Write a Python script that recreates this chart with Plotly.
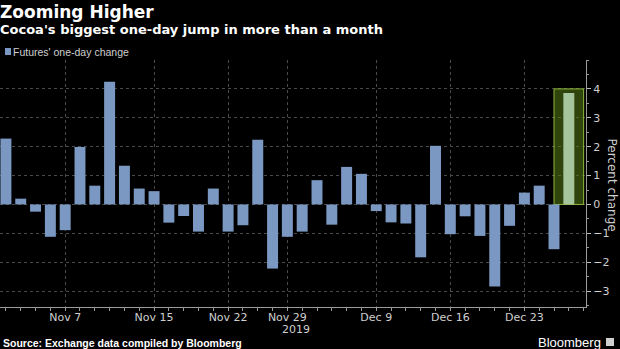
import plotly.graph_objects as go

# ---- data ----
dates = ["Nov 1", "Nov 4", "Nov 5", "Nov 6", "Nov 7", "Nov 8", "Nov 11", "Nov 12", "Nov 13",
         "Nov 14", "Nov 15", "Nov 18", "Nov 19", "Nov 20", "Nov 21", "Nov 22", "Nov 25",
         "Nov 26", "Nov 27", "Nov 29", "Dec 2", "Dec 3", "Dec 4", "Dec 5", "Dec 6", "Dec 9",
         "Dec 10", "Dec 11", "Dec 12", "Dec 13", "Dec 16", "Dec 17", "Dec 18", "Dec 19",
         "Dec 20", "Dec 23", "Dec 24", "Dec 26", "Dec 27"]
change = [2.28, 0.20, -0.25, -1.12, -0.89, 1.99, 0.65, 4.25, 1.34, 0.55, 0.46, -0.63, -0.40,
          -0.94, 0.55, -0.94, -0.72, 2.24, -2.22, -1.12, -0.94, 0.84, -0.70, 1.30, 1.06, -0.23,
          -0.62, -0.66, -1.83, 2.03, -1.03, -0.41, -1.09, -2.84, -0.74, 0.41, 0.65, -1.55, 3.86]
label_dates = ["Nov 7", "Nov 15", "Nov 22", "Nov 29", "Dec 9", "Dec 16", "Dec 23"]
year_label = "2019"
y_ticks = [-3, -2, -1, 0, 1, 2, 3, 4]

BAR = "#7b98c2"
HILITE_BAR = "#a6c59c"

x = list(range(len(dates)))
last = len(dates) - 1
colors = [BAR] * len(dates)
colors[last] = HILITE_BAR

fig = go.Figure()
fig.add_trace(go.Bar(
    x=x, y=change, customdata=dates, marker=dict(color=colors, line=dict(width=0)),
    name="Futures' one-day change", showlegend=False,
    hovertemplate="%{customdata}: %{y:.2f}%<extra></extra>",
))

fig.add_shape(type="rect", xref="x", yref="y", x0=last - 1, x1=last + 1, y0=0, y1=4,
              fillcolor="rgba(85,125,22,0.55)", line=dict(color="#8fb83c", width=1),
              layer="between")

grid = "#4a4a4a"
fig.update_layout(
    width=620, height=349,
    margin=dict(l=0, r=34, t=60, b=42),
    paper_bgcolor="black", plot_bgcolor="black",
    bargap=0.26,
    font=dict(family="DejaVu Sans", color="#cfcfcf", size=11),
    showlegend=False,
    xaxis=dict(
        range=[-0.4, 39.16], tickmode="array",
        tickvals=[dates.index(d) for d in label_dates], ticktext=label_dates,
        showgrid=True, gridcolor=grid, griddash="dot", gridwidth=1,
        zeroline=False, showline=True, linecolor="#9a9a9a", linewidth=1,
        ticks="",
        minor=dict(dtick=1, tick0=0, ticks="outside", ticklen=3, tickcolor="#9a9a9a", showgrid=False),
        tickfont=dict(size=11, color="#cfcfcf", family="DejaVu Sans"),
        fixedrange=True,
    ),
    yaxis=dict(
        side="right", range=[-3.55, 5], tickvals=y_ticks,
        showgrid=True, gridcolor=grid, griddash="dot", gridwidth=1,
        zeroline=False, showline=True, linecolor="#9a9a9a", linewidth=1,
        ticks="outside", ticklen=4, tickcolor="#bdbdbd",
        minor=dict(dtick=0.5, tick0=0, ticks="outside", ticklen=2, tickcolor="#9a9a9a", showgrid=False),
        tickfont=dict(size=11, color="#cfcfcf", family="DejaVu Sans"),
        fixedrange=True,
    ),
)

# axis title (reads top-to-bottom)
fig.add_annotation(text="Percent change", xref="paper", yref="paper", x=1, y=0.5,
                   xanchor="center", yanchor="middle", showarrow=False, textangle=90,
                   xshift=26, yshift=-1, font=dict(size=12, color="#cfcfcf", family="DejaVu Sans"))
# year label centred under the axis
fig.add_annotation(text=year_label, xref="paper", yref="paper", x=0.5045, y=0,
                   xanchor="center", yanchor="top", showarrow=False, yshift=-14,
                   font=dict(size=11, color="#cfcfcf", family="DejaVu Sans"))

# titles
fig.add_annotation(text="<b>Zooming Higher</b>", xref="paper", yref="paper", x=0, y=1,
                   xanchor="left", yanchor="top", showarrow=False, xshift=-2,
                   yshift=60, font=dict(size=17, color="white", family="DejaVu Sans"))
fig.add_annotation(text="<b>Cocoa's biggest one-day jump in more than a month</b>", xref="paper",
                   yref="paper", x=0, y=1, xanchor="left", yanchor="top", showarrow=False,
                   xshift=-2, yshift=40, font=dict(size=13, color="white", family="DejaVu Sans"))
# legend
fig.add_shape(type="rect", xref="paper", yref="paper", x0=0, x1=0, y0=1, y1=1,
              xsizemode="pixel", ysizemode="pixel", xanchor=0, yanchor=1,
              line=dict(width=0), fillcolor=BAR)
fig.layout.shapes[-1].update(x0=5, x1=11, y0=5, y1=12)
fig.add_annotation(text="Futures' one-day change", xref="paper", yref="paper", x=0, y=1,
                   xanchor="left", yanchor="middle", showarrow=False, xshift=11, yshift=8,
                   font=dict(size=10.5, color="#cfcfcf", family="Liberation Sans"))
# footer
fig.add_annotation(text="<b>Source: Exchange data compiled by Bloomberg</b>", xref="paper",
                   yref="paper", x=0, y=0, xanchor="left", yanchor="middle", showarrow=False,
                   xshift=1, yshift=-36, font=dict(size=10.5, color="white", family="Liberation Sans"))
fig.add_annotation(text="Bloomberg", xref="paper", yref="paper", x=1, y=0,
                   xanchor="right", yanchor="middle", showarrow=False,
                   xshift=17, yshift=-35, font=dict(size=13, color="white", family="Liberation Sans"))
fig.add_shape(type="rect", xref="paper", yref="paper", x0=1, x1=1, y0=0, y1=0,
              xsizemode="pixel", ysizemode="pixel", xanchor=1, yanchor=0,
              line=dict(width=0), fillcolor="#d0d0d0")
fig.layout.shapes[-1].update(x0=20, x1=28, y0=-39, y1=-31)

fig.write_html("out.html")
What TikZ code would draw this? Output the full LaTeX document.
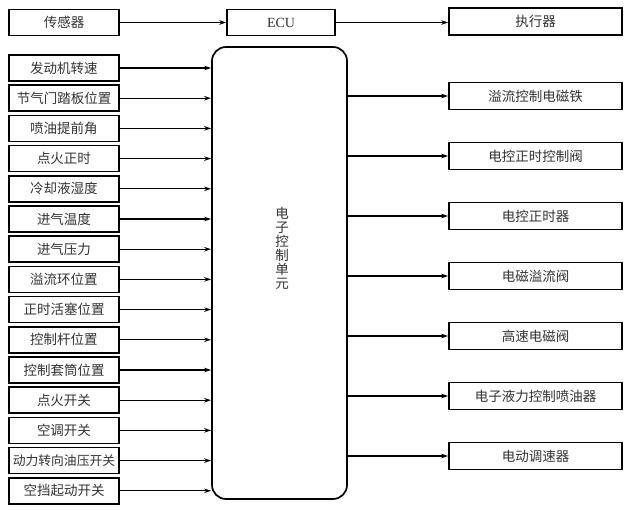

YOUR TASK = Without the pictures, write out the lines from the beginning of the entries through the line with "import plotly.graph_objects as go".

RESPONSE TO THE EXERCISE =
Write a Python script that recreates this chart with Plotly.
import plotly.graph_objects as go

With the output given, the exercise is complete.